Death is terrifying precisely because it is a kind of immortality; it’s just the wrong kind. We sense, we know, that time–in the way that we understand it–seems to stretch endlessly forward backward and forward; we cannot imagine a beginning or end to it. We sense we came from the eternal void, delivered to this brief moment ‘in the sun.’ We dread the return to that same endlessness. We don’t want immortality if it is the wrong kind. (Like eternal agony in hellfire.) We don’t want to be alive by ourselves, all alone, terrified and scared, ‘in a dark place.’ The void is always preferable to that. We seek the right kind of immortality, a kind of prolongation of those fleeting moments of love and pleasure and happiness that this life has sent our way. That extension is what we cannot have, not in this world, one in which we cannot step in the same river twice, in which all things come to be and pass away.

Dreams of the “Undiscovered Country”

Hamlet suggested that “What dreams may come after / When we have shuffled off this mortal coil / Must give us pause” and that “The dread of something after death / The undiscovered country, from whose bourn / No traveler returns, puzzles the will.”

The eternally indecisive Danish prince was right, of course: many, if not all, of us have wondered what lies in store for us after death. The more certain among the materialistically minded reassure themselves that oblivion awaits, a blankness and a void like that of the deepest sleep, like the kind that was our lot before we were ejected into this world naked and helpless and conscious.
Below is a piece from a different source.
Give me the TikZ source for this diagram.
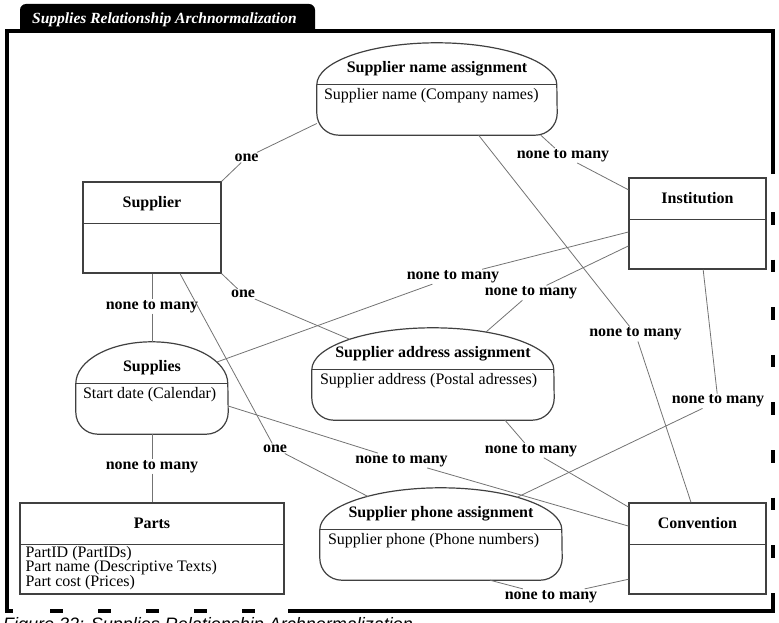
\documentclass[tikz,border=0pt]{standalone}
\usepackage{fontspec}
\setmainfont{Liberation Serif}
\setsansfont{Liberation Sans}
\tikzset{
  box/.style={draw=black!75, line width=1.2pt, minimum height=91pt, inner sep=0pt},
  dome/.style={minimum height=92pt, inner sep=0pt},
  heading/.style={font=\fontsize{16}{18}\selectfont\bfseries, inner sep=0pt, anchor=base},
  attr/.style={font=\fontsize{16}{18}\selectfont, inner sep=0pt, anchor=base west},
  card/.style={font=\fontsize{16}{18}\selectfont\bfseries, inner sep=1pt},
  link/.style={draw=black!55, line width=0.8pt},
  outline/.style={draw=black!75, line width=1.2pt},
  frame/.style={line width=4pt}
}
% outline of an assignment: dome on top, rounded corners below
\newcommand\domeshape[2]{%
  \draw[outline] ([yshift=-42]#1.north west) arc[start angle=180, end angle=0, x radius=#2pt, y radius=42pt]
    -- ([yshift=22]#1.south east) arc[start angle=0, end angle=-90, radius=22pt]
    -- ([xshift=22]#1.south west) arc[start angle=270, end angle=180, radius=22pt] -- cycle;
  \draw[outline] ([yshift=-42]#1.north west) -- ([yshift=-42]#1.north east);
}
\newcommand\splitline[1]{%
  \draw[outline] ([yshift=-42]#1.north west) -- ([yshift=-42]#1.north east);
}
\begin{document}
\begin{tikzpicture}[x=1pt, y=1pt]
\useasboundingbox (0,0) rectangle (779,-623);
% frame and tab
\fill (20,-31) [rounded corners=6pt] -- (20,-4) -- (315,-4) [sharp corners] -- (315,-31) -- cycle;
\node[anchor=base west, inner sep=0pt, text=white, font=\fontsize{15.5}{18}\selectfont\bfseries\itshape] (tab) at (32,-24) {Supplies Relationship Archnormalization};
\draw[frame] (773,-174) -- (773,-31) -- (7,-31) -- (7,-611) -- (13,-611);
\draw[frame, dash pattern=on 12.5pt off 35.1pt] (773,-212) -- (773,-558);
\draw[frame, dash pattern=on 13pt off 35pt] (50,-611) -- (255,-611);
\draw[frame] (773,-593) -- (773,-611) -- (288,-611);
\node[anchor=base west, inner sep=0pt, font=\fontsize{18}{20}\selectfont\sffamily\itshape] (caption) at (3,-630) {Figure 32: Supplies Relationship Archnormalization};

% entities
\node[box, minimum width=138pt] (Supplier) at (152,-227.5) {};
\node[box, minimum width=137pt] (Institution) at (697.5,-223.5) {};
\node[box, minimum width=137pt] (Convention) at (697.5,-548.5) {};
\node[box, minimum width=264pt] (Parts) at (152,-548.5) {};
\splitline{Supplier}
\splitline{Institution}
\splitline{Convention}
\splitline{Parts}
\node[heading] (SupplierT) at ([yshift=-26]Supplier.north) {Supplier};
\node[heading] (InstitutionT) at ([yshift=-26]Institution.north) {Institution};
\node[heading] (ConventionT) at ([yshift=-26]Convention.north) {Convention};
\node[heading] (PartsT) at ([yshift=-26]Parts.north) {Parts};
\node[attr] (PartsA1) at ([xshift=6, yshift=-55]Parts.north west) {PartID (PartIDs)};
\node[attr] (PartsA2) at ([xshift=6, yshift=-69.5]Parts.north west) {Part name (Descriptive Texts)};
\node[attr] (PartsA3) at ([xshift=6, yshift=-84]Parts.north west) {Part cost (Prices)};

% assignments
\node[dome, minimum width=240pt] (SupName) at (437,-89) {};
\node[dome, minimum width=152pt] (Supplies) at (152,-388) {};
\node[dome, minimum width=242pt] (SupAddr) at (433,-374) {};
\node[dome, minimum width=242pt] (SupPhone) at (441,-534) {};
\domeshape{SupName}{120}
\domeshape{Supplies}{76}
\domeshape{SupAddr}{121}
\domeshape{SupPhone}{121}
\node[heading] (SupNameT) at ([yshift=-29.5]SupName.north) {Supplier name assignment};
\node[heading] (SuppliesT) at ([yshift=-29.5]Supplies.north) {Supplies};
\node[heading] (SupAddrT) at ([yshift=-29.5]SupAddr.north) {Supplier address assignment};
\node[heading] (SupPhoneT) at ([yshift=-29.5]SupPhone.north) {Supplier phone assignment};
\node[attr] (SupNameA) at ([xshift=7, yshift=-57]SupName.north west) {Supplier name (Company names)};
\node[attr] (SuppliesA) at ([xshift=7, yshift=-57]Supplies.north west) {Start date (Calendar)};
\node[attr] (SupAddrA) at ([xshift=8, yshift=-57]SupAddr.north west) {Supplier address (Postal adresses)};
\node[attr] (SupPhoneA) at ([xshift=8, yshift=-57]SupPhone.north west) {Supplier phone (Phone numbers)};

% multiplicities
\node[card] (m1) at (246.5,-157.5) {one};
\node[card] (m2) at (563,-155.5) {none to many};
\node[card] (m3) at (635.5,-334) {none to many};
\node[card] (m4) at (453,-276.7) {none to many};
\node[card] (m5) at (531,-292.8) {none to many};
\node[card] (m6) at (718,-401) {none to many};
\node[card] (m7) at (531,-450.3) {none to many};
\node[card] (m8) at (401.5,-460.5) {none to many};
\node[card] (m9) at (551,-596.3) {none to many};
\node[card] (m10) at (275,-448.5) {one};
\node[card] (m11) at (243,-294) {one};
\node[card] (m12) at (152,-306.3) {none to many};
\node[card] (m13) at (152,-466.3) {none to many};

\draw[link] (SupName.196.8) -- (m1) -- (Supplier.north east);
\draw[link] (SupName.-24.5) -- (m2) -- (Institution.154.6);
\draw[link] (SupName.-48.3) -- (m3) -- (Convention.98.1);
\draw[link] (Institution.187.9) -- (m4) -- ([xshift=65, yshift=26]Supplies.center);
\draw[link] (Institution.198.9) -- (m5) -- ([xshift=53, yshift=42]SupAddr.center);
\draw[link] (Institution.-83.1) -- (m6) -- ([xshift=76, yshift=36.7]SupPhone.center);
\draw[link] ([xshift=72]SupAddr.south) -- (m7) -- (Convention.149.4);
\draw[link] ([yshift=-18]Supplies.east) -- (m8) -- (Convention.162.6);
\draw[link] ([xshift=49]SupPhone.south) -- (m9) -- (Convention.204);
\draw[link] ([xshift=28]Supplier.south) -- (m10) -- ([xshift=-73, yshift=37.5]SupPhone.center);
\draw[link] (Supplier.south east) -- (m11) -- ([xshift=-83, yshift=34.6]SupAddr.center);
\draw[link] (Supplier) -- (m12) -- (Supplies);
\draw[link] (Supplies) -- (m13) -- (Parts);
\end{tikzpicture}
\end{document}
Others–convinced of the claims of some of the world’s great religions–speculate that eternal torment or pleasures of some form lies in store. And perhaps yet others, stranded at some indeterminate point between these viewpoints of spiritualism and materialism, fret that our knowledge of the relationship of consciousness to the material body is limited and that states of being that we have no epistemic access to, and thus no conception of currently, might be our postmortem fate.
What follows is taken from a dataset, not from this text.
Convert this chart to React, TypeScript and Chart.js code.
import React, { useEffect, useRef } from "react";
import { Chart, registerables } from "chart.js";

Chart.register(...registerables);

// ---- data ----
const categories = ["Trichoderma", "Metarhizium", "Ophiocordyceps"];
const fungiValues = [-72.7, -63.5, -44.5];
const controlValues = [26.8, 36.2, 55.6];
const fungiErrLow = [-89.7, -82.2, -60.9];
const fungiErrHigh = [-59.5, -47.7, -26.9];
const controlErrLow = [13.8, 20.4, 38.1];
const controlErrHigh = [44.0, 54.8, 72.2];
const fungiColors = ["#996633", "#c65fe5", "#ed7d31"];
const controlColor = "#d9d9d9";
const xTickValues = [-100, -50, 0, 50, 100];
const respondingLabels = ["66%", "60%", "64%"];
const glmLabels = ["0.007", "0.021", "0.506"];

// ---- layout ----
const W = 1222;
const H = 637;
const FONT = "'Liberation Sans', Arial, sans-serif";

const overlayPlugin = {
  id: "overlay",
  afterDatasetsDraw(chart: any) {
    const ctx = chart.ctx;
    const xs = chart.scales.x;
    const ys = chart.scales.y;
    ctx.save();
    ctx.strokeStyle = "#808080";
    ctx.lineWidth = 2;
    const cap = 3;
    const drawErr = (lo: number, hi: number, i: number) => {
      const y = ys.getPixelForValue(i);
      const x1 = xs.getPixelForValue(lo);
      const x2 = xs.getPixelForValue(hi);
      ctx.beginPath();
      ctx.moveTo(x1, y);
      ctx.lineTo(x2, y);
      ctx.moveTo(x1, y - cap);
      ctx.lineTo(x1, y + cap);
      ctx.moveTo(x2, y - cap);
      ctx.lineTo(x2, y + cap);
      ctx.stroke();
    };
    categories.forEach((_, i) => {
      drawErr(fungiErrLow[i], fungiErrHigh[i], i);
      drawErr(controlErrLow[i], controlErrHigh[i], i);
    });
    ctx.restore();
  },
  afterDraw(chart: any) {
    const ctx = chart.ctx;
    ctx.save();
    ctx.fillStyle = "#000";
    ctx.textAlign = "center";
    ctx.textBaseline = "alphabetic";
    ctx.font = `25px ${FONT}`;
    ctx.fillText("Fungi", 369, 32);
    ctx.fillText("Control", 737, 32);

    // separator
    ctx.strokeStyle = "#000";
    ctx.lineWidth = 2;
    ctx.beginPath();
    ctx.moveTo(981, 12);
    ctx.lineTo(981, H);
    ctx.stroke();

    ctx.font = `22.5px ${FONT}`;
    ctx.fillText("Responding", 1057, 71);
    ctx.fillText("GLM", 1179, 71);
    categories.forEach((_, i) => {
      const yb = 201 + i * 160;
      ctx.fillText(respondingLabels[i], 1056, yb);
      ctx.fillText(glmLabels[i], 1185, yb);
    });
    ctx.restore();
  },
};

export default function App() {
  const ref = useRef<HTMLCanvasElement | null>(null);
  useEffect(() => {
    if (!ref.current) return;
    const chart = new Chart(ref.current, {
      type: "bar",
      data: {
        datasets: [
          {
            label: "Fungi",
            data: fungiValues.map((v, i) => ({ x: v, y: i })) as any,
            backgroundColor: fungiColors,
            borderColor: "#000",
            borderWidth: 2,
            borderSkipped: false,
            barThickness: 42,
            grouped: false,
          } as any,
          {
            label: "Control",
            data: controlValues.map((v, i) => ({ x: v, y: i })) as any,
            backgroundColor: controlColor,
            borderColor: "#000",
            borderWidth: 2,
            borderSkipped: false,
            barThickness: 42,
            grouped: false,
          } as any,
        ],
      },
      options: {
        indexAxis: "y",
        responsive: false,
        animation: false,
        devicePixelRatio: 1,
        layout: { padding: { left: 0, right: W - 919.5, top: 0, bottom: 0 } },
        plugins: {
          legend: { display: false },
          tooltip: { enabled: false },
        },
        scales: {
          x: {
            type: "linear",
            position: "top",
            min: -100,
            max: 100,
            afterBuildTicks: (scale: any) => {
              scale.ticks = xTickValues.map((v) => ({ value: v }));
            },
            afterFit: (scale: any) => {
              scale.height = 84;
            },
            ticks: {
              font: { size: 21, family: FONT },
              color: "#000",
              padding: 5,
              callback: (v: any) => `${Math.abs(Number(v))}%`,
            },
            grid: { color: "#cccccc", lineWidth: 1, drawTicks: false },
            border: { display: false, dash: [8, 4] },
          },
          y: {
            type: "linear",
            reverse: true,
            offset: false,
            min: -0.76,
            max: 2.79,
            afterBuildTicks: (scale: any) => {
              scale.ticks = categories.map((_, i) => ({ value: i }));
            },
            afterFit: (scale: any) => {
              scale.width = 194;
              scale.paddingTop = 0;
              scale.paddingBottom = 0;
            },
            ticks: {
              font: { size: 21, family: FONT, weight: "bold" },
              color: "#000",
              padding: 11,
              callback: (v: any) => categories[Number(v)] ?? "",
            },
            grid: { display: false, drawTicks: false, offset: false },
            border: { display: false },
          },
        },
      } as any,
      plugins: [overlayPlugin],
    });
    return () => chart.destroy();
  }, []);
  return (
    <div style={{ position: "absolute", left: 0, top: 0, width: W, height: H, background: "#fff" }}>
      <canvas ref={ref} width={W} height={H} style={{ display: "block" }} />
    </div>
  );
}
Such uncertainty, of course, is an invitation to the very anxiety referred to by Hamlet: Perhaps our consciousness–in some shape or form–might survive the destruction of our corporeal self; if so, what form would it exist in? What states would persist? Would we–perish the thought–remain locked into some endlessly painful or terrifying state of being? One did not have to believe in divinely dispensed heavens or hells to believe that the riddles of existence might have facets to them painful or pleasurable to the remnants of a once thriving consciousness. (You could call this kind of thinking a holdover of a theistic or eschatological way of thinking.)
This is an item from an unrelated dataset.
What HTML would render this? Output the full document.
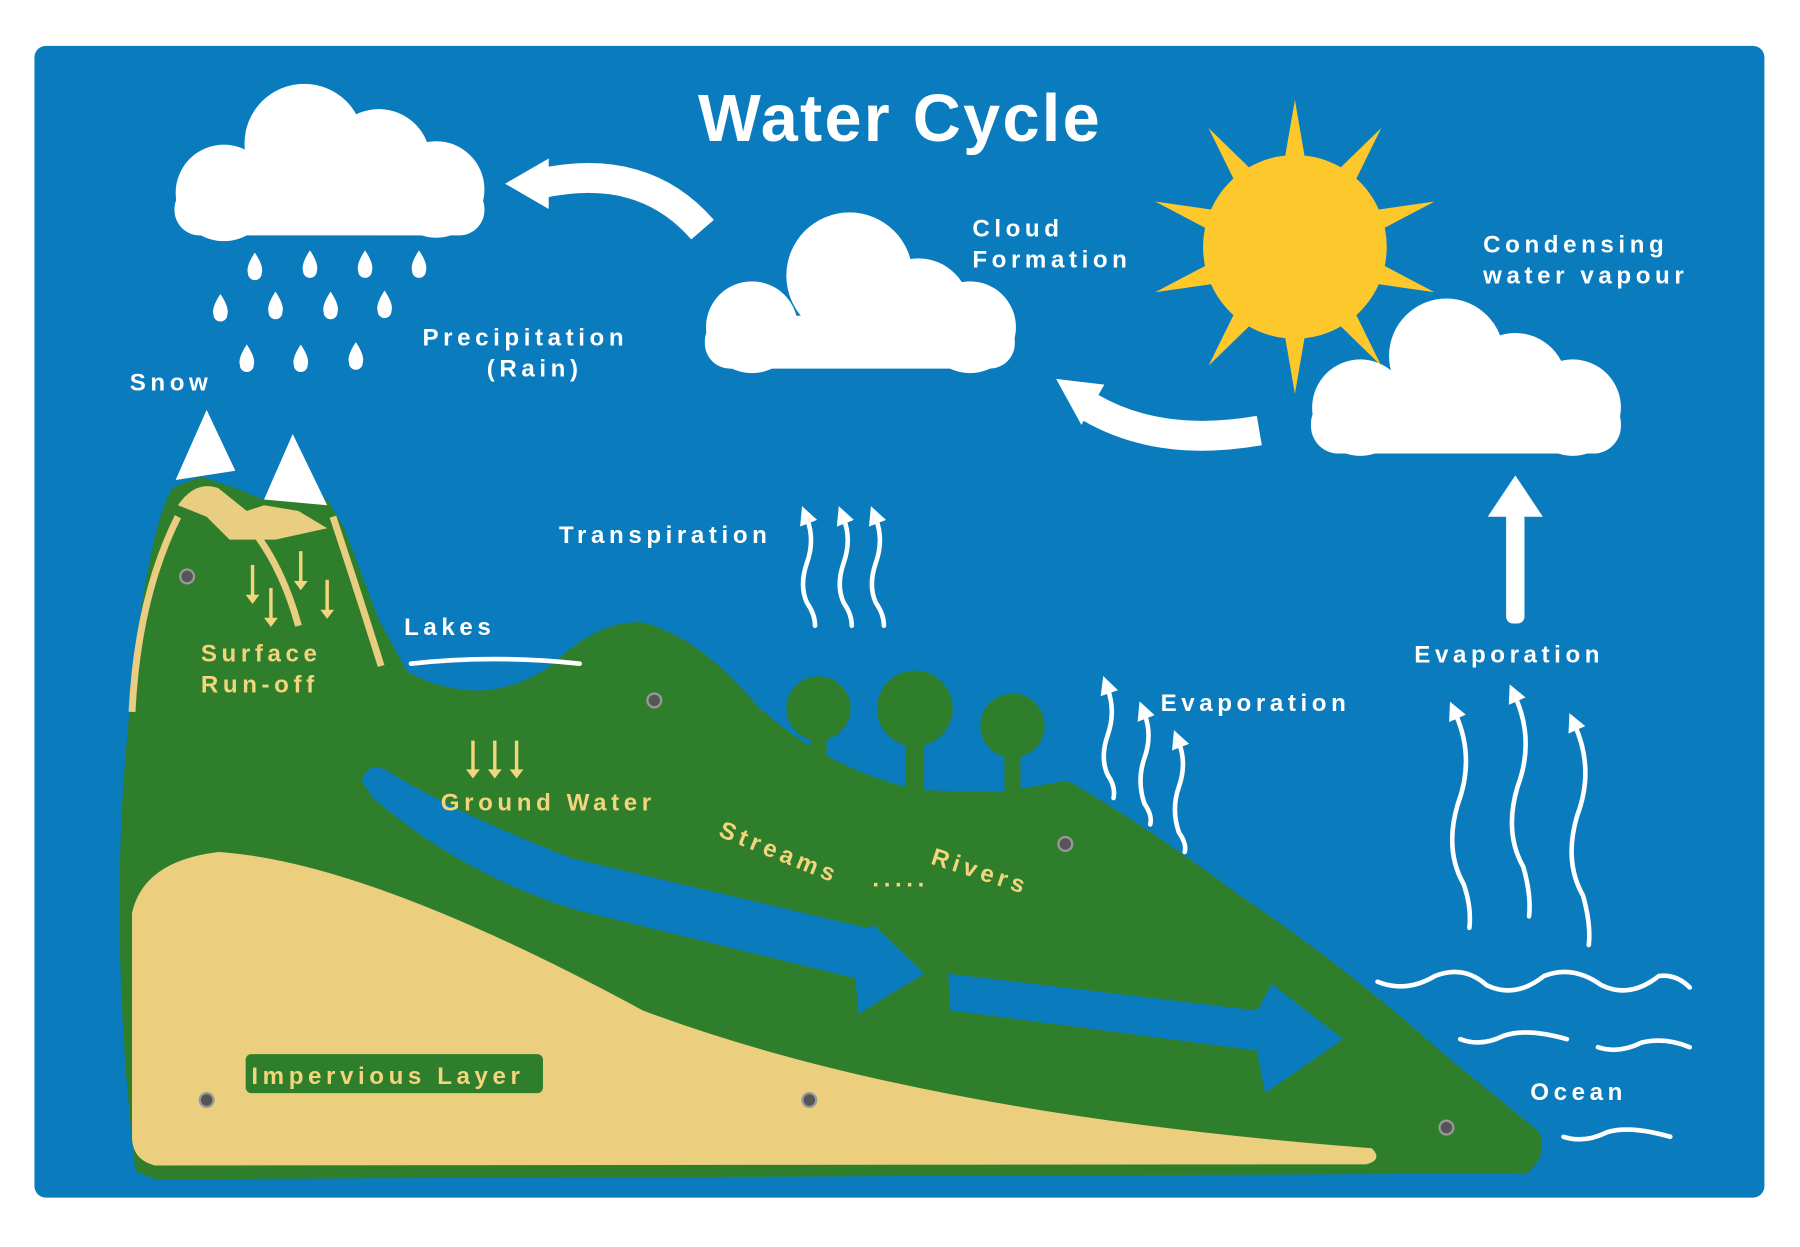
<!DOCTYPE html>
<html><head><meta charset="utf-8"><style>
html,body{margin:0;padding:0;background:#fff;width:1800px;height:1247px;overflow:hidden}
svg{display:block}
.w{fill:#fff;font-family:"Liberation Sans",sans-serif;font-weight:bold;font-size:21px;letter-spacing:4px}
.y{fill:#f2d57d;font-family:"Liberation Sans",sans-serif;font-weight:bold;font-size:21px;letter-spacing:4px}
.wv{fill:none;stroke:#fff;stroke-width:4;stroke-linecap:round}
</style></head><body>
<svg width="1800" height="1247" viewBox="0 0 1568 1086" preserveAspectRatio="none">
<defs>
<marker id="ah" markerWidth="4" markerHeight="4" refX="1" refY="2" orient="auto-start-reverse" markerUnits="strokeWidth"><path d="M0,0 L4,2 L0,4 Z" fill="#fff"/></marker>
</defs>
<rect x="30" y="40" width="1507" height="1003" rx="10" fill="#0a7cbe"/>
<text x="784" y="123" text-anchor="middle" fill="#fff" font-family="Liberation Sans,sans-serif" font-weight="bold" font-size="58" letter-spacing="2">Water Cycle</text>

<g fill="#fff">
<circle cx="195" cy="168" r="42"/><circle cx="265" cy="125" r="52"/><circle cx="330" cy="140" r="45"/><circle cx="380" cy="165" r="42"/><rect x="152" y="160" width="270" height="45" rx="22"/>
<circle cx="655" cy="285" r="40"/><circle cx="740" cy="240" r="55"/><circle cx="800" cy="270" r="45"/><circle cx="845" cy="285" r="40"/><rect x="614" y="275" width="270" height="46" rx="22"/>
<circle cx="1185" cy="355" r="42"/><circle cx="1260" cy="310" r="50"/><circle cx="1320" cy="335" r="45"/><circle cx="1370" cy="355" r="42"/><rect x="1142" y="345" width="270" height="50" rx="24"/>
</g>
<g fill="#fff">
<g id="d"><path d="M0,-12 Q8,0 6,6 A6,6 0 1 1 -6,6 Q-8,0 0,-12Z"/></g>
<use href="#d" x="222" y="232"/><use href="#d" x="270" y="230"/><use href="#d" x="318" y="230"/><use href="#d" x="365" y="230"/>
<use href="#d" x="192" y="268"/><use href="#d" x="240" y="266"/><use href="#d" x="288" y="266"/><use href="#d" x="335" y="265"/>
<use href="#d" x="215" y="312"/><use href="#d" x="262" y="312"/><use href="#d" x="310" y="310"/>
</g>
<path d="M612,200 Q560,140 470,160" fill="none" stroke="#fff" stroke-width="26"/>
<path d="M440,160 L478,138 L478,182Z" fill="#fff"/>
<path d="M1097,375 Q1010,390 950,355" fill="none" stroke="#fff" stroke-width="26"/>
<path d="M920,330 L962,335 L942,370Z" fill="#fff"/>
<g fill="#fdc82b" transform="translate(1128,215)">
<g id="r"><path d="M-10,-70 L0,-128 L10,-70Z"/></g>
<use href="#r" transform="rotate(36)"/><use href="#r" transform="rotate(72)"/><use href="#r" transform="rotate(108)"/><use href="#r" transform="rotate(144)"/><use href="#r" transform="rotate(180)"/><use href="#r" transform="rotate(216)"/><use href="#r" transform="rotate(252)"/><use href="#r" transform="rotate(288)"/><use href="#r" transform="rotate(324)"/>
<circle r="80"/>
</g>
<rect x="1312" y="445" width="16" height="98" rx="6" fill="#fff"/>
<path d="M1296,450 L1320,414 L1344,450Z" fill="#fff"/>

<path d="M118,1020 Q95,820 110,650 Q125,470 150,425 L175,415 L205,425 L230,435 L260,425 L285,435 L300,460 L330,540 L355,585 Q420,620 480,580 Q520,540 560,542 Q610,555 660,615 Q720,670 800,688 L870,690 L930,680 Q1000,720 1080,780 Q1170,840 1260,920 L1340,985 Q1350,1005 1330,1022 L135,1027 Z" fill="#2f7e2b"/>
<g fill="#2f7e2b">
<circle cx="713" cy="617" r="28"/><rect x="706" y="630" width="14" height="55"/>
<circle cx="797" cy="617" r="33"/><rect x="789" y="630" width="16" height="65"/>
<circle cx="882" cy="632" r="28"/><rect x="875" y="645" width="14" height="50"/>
</g>
<path d="M153,418 L180,357 L205,410 Z" fill="#fff"/>
<path d="M230,435 L255,378 L285,440 Z" fill="#fff"/>
<path d="M155,440 Q170,418 190,425 L215,445 L230,440 L260,445 L285,460 L240,470 L200,470 L180,450Z" fill="#e9cd80"/>
<path d="M155,450 Q120,520 115,620" fill="none" stroke="#e9cd80" stroke-width="6"/>
<path d="M290,450 Q310,510 332,580" fill="none" stroke="#e9cd80" stroke-width="6"/>
<path d="M215,455 Q245,490 260,545" fill="none" stroke="#e9cd80" stroke-width="6"/>
<path d="M115,795 Q125,750 190,742 Q320,750 560,880 Q800,970 1195,1000 Q1205,1010 1190,1014 L135,1015 Q115,1010 115,990 Z" fill="#ebcf7e"/>
<path d="M315,680 Q320,664 335,670 Q400,710 500,748 L755,808 L762,806 L805,848 L748,883 L745,852 L500,792 Q400,760 325,695Z" fill="#0a7cbe"/>
<path d="M826,848 L1095,880 L1108,857 L1170,905 L1102,952 L1095,915 L828,880Z" fill="#0a7cbe"/>
<path d="M358,578 Q430,570 505,578" class="wv" stroke-width="6"/>
<g fill="#555" stroke="#999" stroke-width="2">
<circle cx="163" cy="502" r="6"/><circle cx="570" cy="610" r="6"/><circle cx="928" cy="735" r="6"/><circle cx="180" cy="958" r="6"/><circle cx="705" cy="958" r="6"/><circle cx="1260" cy="982" r="6"/>
</g>
<g stroke="#f2d57d" stroke-width="3" fill="#f2d57d">
<path d="M220,492 V520"/><path d="M236,512 V540"/><path d="M262,480 V508"/><path d="M285,505 V533"/>
<path d="M412,645 V672"/><path d="M431,645 V672"/><path d="M450,645 V672"/>
</g>
<g fill="#f2d57d">
<path d="M214,518 L226,518 L220,526Z"/><path d="M230,538 L242,538 L236,546Z"/><path d="M256,506 L268,506 L262,514Z"/><path d="M279,531 L291,531 L285,539Z"/>
<path d="M406,670 L418,670 L412,678Z"/><path d="M425,670 L437,670 L431,678Z"/><path d="M444,670 L456,670 L450,678Z"/>
</g>
<g class="wv" stroke-width="3">
<path d="M703,452 Q710,470 703,490 Q696,510 703,525 Q710,535 710,545" marker-start="url(#ah)"/>
<path d="M735,452 Q742,470 735,490 Q728,510 735,525 Q742,535 742,545" marker-start="url(#ah)"/>
<path d="M763,452 Q770,470 763,490 Q756,510 763,525 Q770,535 770,545" marker-start="url(#ah)"/>
<path d="M965,600 Q972,620 965,640 Q958,660 965,675 Q972,685 970,695" marker-start="url(#ah)"/>
<path d="M997,622 Q1004,640 997,660 Q990,680 997,700 Q1004,710 1002,718" marker-start="url(#ah)"/>
<path d="M1027,647 Q1034,665 1027,685 Q1020,705 1027,725 Q1034,735 1032,742" marker-start="url(#ah)"/>
</g>
<g class="wv" stroke-width="6">
<path d="M1268,622 Q1285,660 1270,700 Q1258,740 1275,770 Q1282,790 1280,808" marker-start="url(#ah)"/>
<path d="M1320,607 Q1337,645 1322,685 Q1310,725 1327,755 Q1334,780 1332,798" marker-start="url(#ah)"/>
<path d="M1372,632 Q1389,670 1374,710 Q1362,750 1379,780 Q1386,805 1384,823" marker-start="url(#ah)"/>
</g>
<g class="wv" stroke-width="5">
<path d="M1200,855 Q1225,865 1250,850 Q1275,840 1295,858 Q1320,870 1345,850 Q1370,840 1395,858 Q1420,870 1445,850 Q1460,848 1472,860"/>
<path d="M1272,905 Q1290,912 1310,902 Q1330,895 1365,905"/>
<path d="M1392,912 Q1410,918 1430,908 Q1450,903 1472,912"/>
<path d="M1362,990 Q1380,996 1400,986 Q1420,980 1455,990"/>
</g>

<text class="w" x="847" y="206">Cloud</text>
<text class="w" x="847" y="233">Formation</text>
<text class="w" x="1292" y="220">Condensing</text>
<text class="w" x="1292" y="247">water vapour</text>
<text class="w" x="368" y="301">Precipitation</text>
<text class="w" x="424" y="328">(Rain)</text>
<text class="w" x="113" y="340">Snow</text>
<text class="w" x="487" y="473">Transpiration</text>
<text class="w" x="352" y="553">Lakes</text>
<text class="w" x="1232" y="577">Evaporation</text>
<text class="w" x="1011" y="619">Evaporation</text>
<text class="w" x="1333" y="958">Ocean</text>
<text class="y" x="175" y="576">Surface</text>
<text class="y" x="175" y="603">Run-off</text>
<text class="y" x="384" y="706">Ground Water</text>
<text class="y" transform="translate(625,728) rotate(22)">Streams</text>
<text class="y" x="760" y="772">.....</text>
<text class="y" transform="translate(810,752) rotate(18)">Rivers</text>
<rect x="214" y="918" width="259" height="34" rx="5" fill="#2f7e2b"/>
<text class="y" x="219" y="944">Impervious Layer</text>
</svg>
</body></html>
At times in the past, I sometimes found myself in precisely such a state of mind and found that my greatest fears amounted to two kinds of states. The first was one in which I felt as if smothered by an impenetrable darkness that lay suffocatingly over me, and which could not be pushed away; my movements were restricted by an all-enveloping black veil. I would be conscious of this darkness but unable to move, unable to illuminate it; it was a sensory deprivation tank of sorts but one in which I could sense and see the darkness pressing in on me. In the second kind of state, I imagined myself–without any sense of corporeal being–to be suspended in a realm that can best be analogized with the space we can imagine lying between those imposing maps of gigantic galactic clusters: endlessly expansive and relentlessly empty.

I found both these allusive suggestions of a postmortem persistence of some fragment of consciousness chilling. (In the second case, almost literally so.)

These lost their grip on my imagination when I realized that in both cases, they reflected deeply held phobias and anxieties of a sort. The first was the fear of being buried alive (those childhood tales of immurement had left a mark) and the second was the fear of being lost or left alone (yup, the childhood impress again.)

I had merely transferred my fears from the here and now to the hereafter–so vivid were they that I imagined them persisting endlessly, even after death.